In her essay, Saving The Life That Is Your Own from her book, “In Search of Our Mothers’ Gardens,” Alice Walker provides for the reader a glimpse into what happens when we lack models or representatives along our life journey. Eventually, Walker would find the work and writings of Zora Neale Hurston as that indomitable source of inspiration. It just took Walker having to excavate the resources she had at her disposal to find Hurston. If you can, seek the essay out and read it for yourself.
Walker’s experience is what comes to mind for me in the wake of Carl Nassib’s “coming out” announcement via Instagram on Monday, June 21, 2021, and now being tagged as the first active NFL player to declare that he’s gay.
“Representation and visibility are so important,” said the 28-year-old Nassib, a defensive lineman for the Oakland Raiders, in the video clip.
Representation and visibility is important and the fact that it is happening now speaks to the moment we are in in contemporary culture. And not just because it is PRIDE month either!
If these past few years have taught us anything, it is that whenever something is seen as counter to the norm it is perceived as a threat. Nassib being same sex attracted and a member of America’s favorite pastime cannot get more counter. American football, at its core, is the posterchild of America’s affinity with manhood.

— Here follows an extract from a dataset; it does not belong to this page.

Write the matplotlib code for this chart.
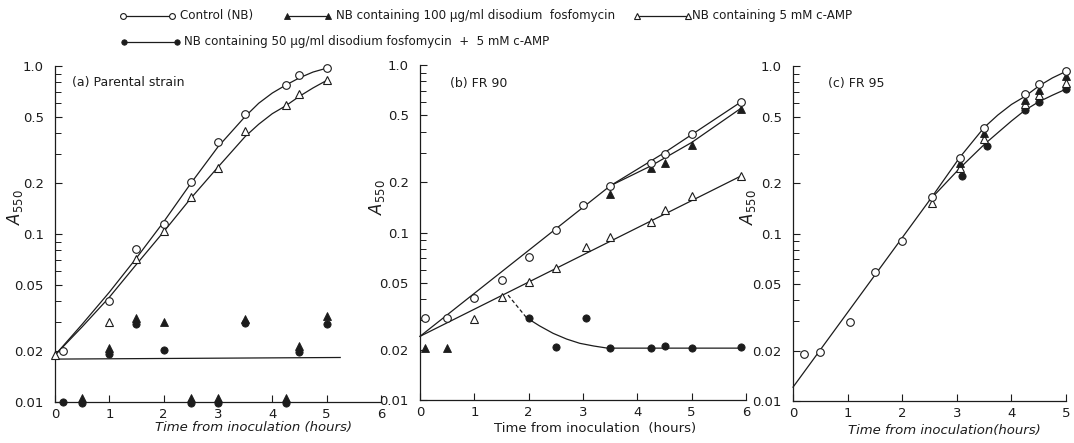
import matplotlib
matplotlib.use("Agg")
import matplotlib.pyplot as plt
from matplotlib.lines import Line2D
from matplotlib.ticker import FixedLocator, FixedFormatter, NullFormatter

ink = '#1c1c1c'
plt.rcParams['font.family'] = ['DejaVu Sans']

# ---------------- (a) Parental strain ----------------
a_t_ctrl = [0.15, 1.0, 1.5, 2.0, 2.5, 3.0, 3.5, 4.25, 4.5, 5.0]
a_ctrl = [0.020, 0.040, 0.081, 0.115, 0.205, 0.355, 0.52, 0.77, 0.88, 0.97]
a_t_camp = [0.0, 1.0, 1.5, 2.0, 2.5, 3.0, 3.5, 4.25, 4.5, 5.0]
a_camp = [0.019, 0.030, 0.071, 0.104, 0.166, 0.248, 0.41, 0.586, 0.68, 0.83]
a_t_fos = [0.5, 1.0, 1.5, 2.0, 2.5, 3.0, 3.5, 4.25, 4.5, 5.0]
a_fos = [0.0106, 0.0209, 0.0315, 0.030, 0.0106, 0.0106, 0.0312, 0.0106, 0.0216, 0.0325]
a_t_mix = [0.15, 0.5, 1.0, 1.5, 2.0, 2.5, 3.0, 3.5, 4.25, 4.5, 5.0]
a_mix = [0.010, 0.0098, 0.0193, 0.029, 0.0204, 0.0098, 0.0098, 0.0295, 0.0098, 0.0198, 0.0291]
# fitted curves as drawn in the figure
a_fit_t = [0, 0.5, 1.0, 1.5, 2.0, 2.5, 3.0, 3.5, 3.75, 4.0, 4.25, 4.5, 4.75, 5.0]
a_fit_ctrl = [0.019, 0.029, 0.045, 0.072, 0.118, 0.20, 0.33, 0.50, 0.60, 0.69, 0.77, 0.85, 0.92, 0.97]
a_fit_camp = [0.019, 0.028, 0.042, 0.066, 0.103, 0.163, 0.25, 0.38, 0.45, 0.52, 0.58, 0.66, 0.74, 0.82]
a_base_t = [0, 5.25]
a_base = [0.018, 0.0184]

# ---------------- (b) FR 90 ----------------
b_t_ctrl = [0.1, 0.5, 1.0, 1.5, 2.0, 2.5, 3.0, 3.5, 4.25, 4.5, 5.0, 5.9]
b_ctrl = [0.031, 0.031, 0.0405, 0.052, 0.0717, 0.1035, 0.146, 0.19, 0.261, 0.294, 0.386, 0.60]
b_t_fos = [0.1, 0.5, 3.5, 4.25, 4.5, 5.0, 5.9]
b_fos = [0.0205, 0.0205, 0.17, 0.242, 0.259, 0.333, 0.546]
b_t_camp = [1.0, 1.5, 2.0, 2.5, 3.05, 3.5, 4.25, 4.5, 5.0, 5.9]
b_camp = [0.0305, 0.0414, 0.0504, 0.061, 0.082, 0.0936, 0.115, 0.136, 0.166, 0.217]
b_t_mix = [2.0, 2.5, 3.05, 3.5, 4.25, 4.5, 5.0, 5.9]
b_mix = [0.0307, 0.0208, 0.0307, 0.0204, 0.0204, 0.021, 0.0204, 0.0206]
b_fit_ctrl_t = [0, 3.5, 4.5, 5.9]
b_fit_ctrl = [0.024, 0.19, 0.30, 0.60]
b_fit_fos_t = [3.5, 4.25, 5.0, 5.9]
b_fit_fos = [0.19, 0.25, 0.345, 0.55]
b_fit_camp_t = [0, 5.9]
b_fit_camp = [0.024, 0.217]
b_dash_t = [1.62, 1.96]
b_dash = [0.0423, 0.031]
b_fit_mix_t = [1.96, 2.2, 2.45, 2.7, 2.94, 3.2, 3.45, 5.9]
b_fit_mix = [0.031, 0.0277, 0.025, 0.0231, 0.0218, 0.021, 0.0204, 0.0204]

# ---------------- (c) FR 95 ----------------
c_t_ctrl = [0.2, 0.5, 1.05, 1.5, 2.0, 2.55, 3.05, 3.5, 4.25, 4.5, 5.0]
c_ctrl = [0.0192, 0.0195, 0.0296, 0.059, 0.0904, 0.166, 0.284, 0.424, 0.677, 0.778, 0.937]
c_t_fos = [3.05, 3.5, 4.25, 4.5, 5.0]
c_fos = [0.263, 0.396, 0.626, 0.719, 0.871]
c_t_camp = [2.55, 3.05, 3.5, 4.25, 4.5, 5.0]
c_camp = [0.152, 0.245, 0.365, 0.593, 0.671, 0.788]
c_t_mix = [3.1, 3.55, 4.25, 4.5, 5.0]
c_mix = [0.22, 0.334, 0.546, 0.612, 0.729]
c_fit_t = [0, 2.5]
c_fit = [0.0121, 0.158]
c_fit_hi_t = [2.5, 3.05, 3.5, 3.75, 4.0, 4.25, 4.5, 4.75, 5.0]
c_fit_hi = [0.158, 0.284, 0.43, 0.51, 0.59, 0.66, 0.76, 0.85, 0.93]
c_fit_lo_t = [2.5, 3.05, 3.5, 3.75, 4.0, 4.25, 4.5, 4.75, 5.0]
c_fit_lo = [0.158, 0.245, 0.34, 0.40, 0.47, 0.546, 0.612, 0.67, 0.729]

yticks = [0.01, 0.02, 0.05, 0.1, 0.2, 0.5, 1.0]
ylabels = ['0.01', '0.02', '0.05', '0.1', '0.2', '0.5', '1.0']
yminor = [0.03, 0.04, 0.06, 0.07, 0.08, 0.09, 0.3, 0.4, 0.6, 0.7, 0.8, 0.9]

st = {
    'ctrl': dict(marker='o', mfc='white', mec=ink, ms=5.5, mew=0.8),
    'fos': dict(marker='^', mfc=ink, mec=ink, ms=5.5, mew=0.6),
    'camp': dict(marker='^', mfc='white', mec=ink, ms=5.5, mew=0.8),
    'mix': dict(marker='o', mfc=ink, mec=ink, ms=5.2, mew=0.6),
}

fig = plt.figure(figsize=(10.74, 4.43), dpi=100)
ax_a = fig.add_axes([0.0512, 0.0926, 0.3035, 0.7585])
ax_b = fig.add_axes([0.3911, 0.0971, 0.3035, 0.756])
ax_c = fig.add_axes([0.7384, 0.0948, 0.2542, 0.756])


def style(ax, xmax):
    ax.set_yscale('log')
    ax.set_ylim(0.01, 1.0)
    ax.set_xlim(0, xmax)
    ax.set_xticks(range(xmax + 1))
    ax.yaxis.set_major_locator(FixedLocator(yticks))
    ax.yaxis.set_major_formatter(FixedFormatter(ylabels))
    ax.yaxis.set_minor_locator(FixedLocator(yminor))
    ax.yaxis.set_minor_formatter(NullFormatter())
    for s in ['top', 'right']:
        ax.spines[s].set_visible(False)
    for s in ['left', 'bottom']:
        ax.spines[s].set_color(ink)
        ax.spines[s].set_linewidth(0.9)
    ax.tick_params(which='major', direction='in', length=5, width=0.8,
                   colors=ink, labelsize=9.5, pad=4)
    ax.tick_params(which='minor', direction='in', length=4, width=0.7, colors=ink)
    ax.tick_params(axis='y', which='major', pad=8)


def pts(ax, t, v, key):
    ax.plot(t, v, ls='none', clip_on=False, zorder=4, **st[key])


def fit(ax, t, v, ls='-'):
    ax.plot(t, v, color=ink, lw=0.9, ls=ls, zorder=2, clip_on=False)


# (a)
style(ax_a, 6)
fit(ax_a, a_fit_t, a_fit_ctrl)
fit(ax_a, a_fit_t, a_fit_camp)
fit(ax_a, a_base_t, a_base)
pts(ax_a, a_t_mix, a_mix, 'mix')
pts(ax_a, a_t_fos, a_fos, 'fos')
pts(ax_a, a_t_camp, a_camp, 'camp')
pts(ax_a, a_t_ctrl, a_ctrl, 'ctrl')

# (b)
style(ax_b, 6)
fit(ax_b, b_fit_ctrl_t, b_fit_ctrl)
fit(ax_b, b_fit_fos_t, b_fit_fos)
fit(ax_b, b_fit_camp_t, b_fit_camp)
fit(ax_b, b_dash_t, b_dash, ls=(0, (3, 2)))
fit(ax_b, b_fit_mix_t, b_fit_mix)
pts(ax_b, b_t_mix, b_mix, 'mix')
pts(ax_b, b_t_fos, b_fos, 'fos')
pts(ax_b, b_t_camp, b_camp, 'camp')
pts(ax_b, b_t_ctrl, b_ctrl, 'ctrl')

# (c)
style(ax_c, 5)
fit(ax_c, c_fit_t, c_fit)
fit(ax_c, c_fit_hi_t, c_fit_hi)
fit(ax_c, c_fit_lo_t, c_fit_lo)
pts(ax_c, c_t_mix, c_mix, 'mix')
pts(ax_c, c_t_camp, c_camp, 'camp')
pts(ax_c, c_t_fos, c_fos, 'fos')
pts(ax_c, c_t_ctrl, c_ctrl, 'ctrl')

# panel titles, axis labels
ax_a.text(0.052, 0.952, '(a) Parental strain', transform=ax_a.transAxes,
          fontsize=9, color=ink, va='center', ha='left')
ax_b.text(0.092, 0.946, '(b) FR 90', transform=ax_b.transAxes,
          fontsize=9, color=ink, va='center', ha='left')
ax_c.text(0.128, 0.949, '(c) FR 95', transform=ax_c.transAxes,
          fontsize=9, color=ink, va='center', ha='left')

ax_a.text(0.61, -0.077, 'Time from inoculation (hours)', transform=ax_a.transAxes,
          fontsize=9.5, color=ink, ha='center', va='center', style='italic')
ax_b.text(0.537, -0.084, 'Time from inoculation  (hours)', transform=ax_b.transAxes,
          fontsize=9.5, color=ink, ha='center', va='center')
ax_c.text(0.553, -0.087, 'Time from inoculation(hours)', transform=ax_c.transAxes,
          fontsize=9.5, color=ink, ha='center', va='center', style='italic')

for ax, x, y in [(ax_a, -0.123, 0.58), (ax_b, -0.132, 0.607), (ax_c, -0.165, 0.58)]:
    ax.text(x, y, r'$A_{550}$', transform=ax.transAxes, rotation=90,
            fontsize=12, color=ink, ha='center', va='center')

# legend drawn at the top of the figure
W, H = 1074.0, 443.0
legend_items = [
    ('ctrl', 123, 172, 16, 180, 'Control (NB)'),
    ('fos', 287, 328, 16, 336, 'NB containing 100 \u03bcg/ml disodium  fosfomycin'),
    ('camp', 637, 688, 16, 692, 'NB containing 5 mM c-AMP'),
    ('mix', 124, 177, 42, 184, 'NB containing 50 \u03bcg/ml disodium fosfomycin  +  5 mM c-AMP'),
]
for key, x0, x1, y, xt, label in legend_items:
    kw = dict(st[key])
    kw['ms'] = kw['ms'] - 1.3
    fig.add_artist(Line2D([x0 / W, x1 / W], [1 - y / H, 1 - y / H],
                          transform=fig.transFigure, color=ink, lw=0.9, **kw))
    fig.text(xt / W, 1 - y / H, label, fontsize=8.6, color=ink, va='center', ha='left')

fig.savefig('out.png', dpi=100, facecolor='white')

It is the sport where America’s narrative of patriotism and masculinity is on full display. And yet, here is this young man, not quite 30, potentially altering that narrative.
When I think of how media has portrayed the “G” in LGBTQIA+, very rarely are we portrayed as manly or masculine. Usually, gay men or same sex attracted men are portrayed as soft, effeminate, the butt of the jokes, or the comic relief. And yet Nassib provides us another image and at the same time is receiving a lot of support and celebration since sharing his video. ESPN.com is reporting in just 24 hours since making his announcement, Fanatics, the NFL’s official e-commerce partner lists Nassib’s merchandise as a top seller.
But I cannot help but wonder when Michael Sam made his declaration some six or seven years ago, why wasn’t he celebrated and applauded as Nassib has?
There are some who believe that his declaration of being a gay man, just before the 2014 National Football League draft, may have been jumping the gun. But he was a decent athlete at the time with great promise and a successful college football career that rivaled many others selected that year. The most obvious difference between these two stories is that of their racial identity.
I don’t have to say it here, but I will – being Black in America has its challenges. We have to work harder and become wiser and smarter to reach a level playing field in just about every incarnation one can imagine. Just by Sam being a Black, gay man, the odds were against him in ways that it has not and will not be for Nassib.
Sam, who selected with the 249th overall pick by the St. Louis Rams, deserved a fair shot that he never received. Unfortunately, however, his race and his sexuality got in the way of his getting that fair shot. Because let’s just be honest, when it comes to the LGBTQIA+ community, society at large sees gayness as white, which also means more easily acceptable and accessible.
Experience has taught me that it is far easier for the larger society to celebrate the Nassib’s in the world than it is for them to celebrate the Sam’s of the world. I could be wrong, but I am pretty sure I am not.
Think about it, since being drafted by the St. Louis Rams, he was eventually traded to the Dallas Cowboys, but never saw any playtime. Eventually, he retired from professional sports altogether in 2015 after playing less than a year in the Canadian Football League. According to several reports, he struggled with substance abuse before settling into a career as a motivational and public speaker. But, while some of us continue to follow him on social media, where he periodically posts an IG story or shares a tweet, not much has been said about him until Nassib’s announcement – which has, to some extent, thrust Sam back into the conversation of professional sports and sexuality.
I cannot help but to believe that if Michael Sam had been white and gay, the narrative of his story would have been much different.